O problema, diz, “é que o balanço não será restaurado se as pessoas continuarem a aceitar a ideia de que processar um político eleito não é a mesma coisa que processar um cidadão comum”. É o mal da criminalização da política, tema constante nos debates acerca da Lava Jato.

Ele considera o caso de Moro de uma “similaridade impactante” com o que aconteceu com o do investigador-símbolo da Mãos Limpas, o magistrado Antonio di Pietro.

Ele entrou na política em 1996 como ministro de Obras do governo de centro-esquerda de Romano Prodi e teve uma carreira marcada por um culto a valores e vaidade, que acabou com uma segunda passagem em nova gestão Prodi nos ano 2000 e o oblívio.

Por outro lado, lembra que Di Pietro se recusou a ser ministro do Interior de Berlusconi quando este assumiu o governo pela primeira vez em 1994, sobre a terra arrasada deixada pela Mãos Limpas.
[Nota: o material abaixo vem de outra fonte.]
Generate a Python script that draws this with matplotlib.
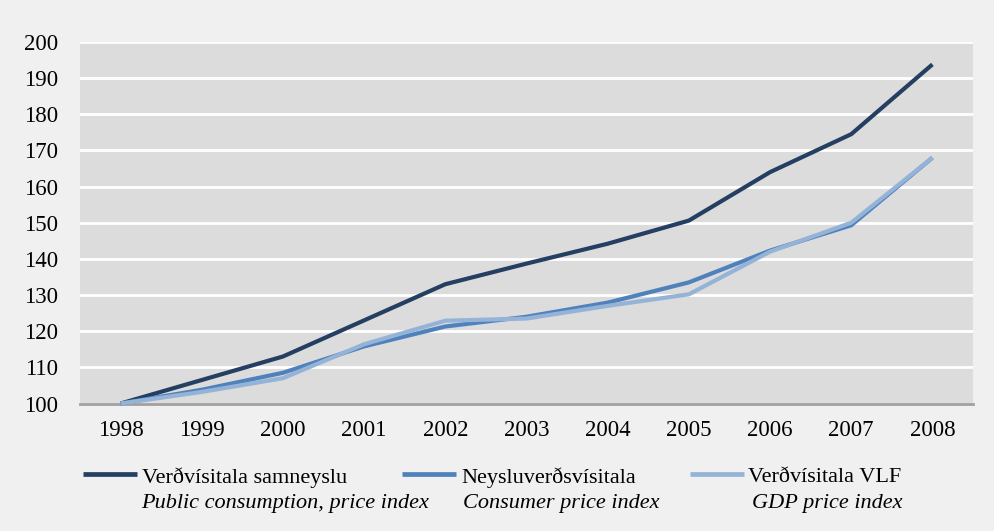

“Ainda se debate se os procuradores e juízes tinham agenda política. Eles negam, claro. Se tinham, contudo, ela certamente não era colocar Berlusconi no comando do país. Na realidade, logo eles estariam investigando o próprio Berlusconi”, afirma Orsina.

Isso dito, o historiador evita cair em tentação ao comprar o Brasil de 2018 com a Itália de 1994, por mais que haja semelhanças notáveis.

“Em 1994, não havia ainda o componente ‘lei e ordem’ na agenda de Berlusconi, que era antipolítica: como os políticos falharam, dizia, os melhores da sociedade civil devem assumir. A ‘lei e ordem’ só entra na agenda dele no fim dos anos 1990 e começo dos 2000, sempre misturada ao liberalismo”, afirma.

Comentando as acusações de autoritarismo e mesmo fascismo feitas a Bolsonaro, que reverberam pela Europa, Orsina disse que “não ousaria expressar qualquer julgamento sobre ele, ainda mais a um jornal brasileiro”.

“No que diz respeito a Berlusconi, contudo, devo sublinhar que as acusações de fascismo eram muito exageradas. Ele tomou várias iniciativas questionáveis e seus governos, no geral, foram ruins, mas ele nunca ameaçou a democracia italiana. No máximo, acusá-lo de fascismo lhe fortaleceu nas pesquisas.”

Moro tem como ídolo o investigador siciliano antimáfia Giovanni Falcone, que virou brevemente uma espécie de xerife do Ministério da Justiça italiano e acabou assassinado em 1992 num atentado ordenado pela máfia.

Diz que ele fez muito em pouco tempo, por ter lançado bases das quais surgiram métodos e investigações das Mãos Limpas logo a seguir.

“É correto, embora o período de Falcone em Roma tenha sido controverso. É preciso ressaltar que um dos motivos pelos quais ele sofreu críticas era justamente sua relutância em mirar políticos por atividades mafiosas baseado em teoremas abstratos no lugar de provas claras”, afirma.

Está o Brasil destinado a repetir a Itália? “São contextos históricos diferentes”, resume o autor de “O Berlusconismo na História da Itália” (2013), no qual esquadrinha as condições prévias e os mandatos de Berlusconi (1994-95, 2001-06 e 2008-11).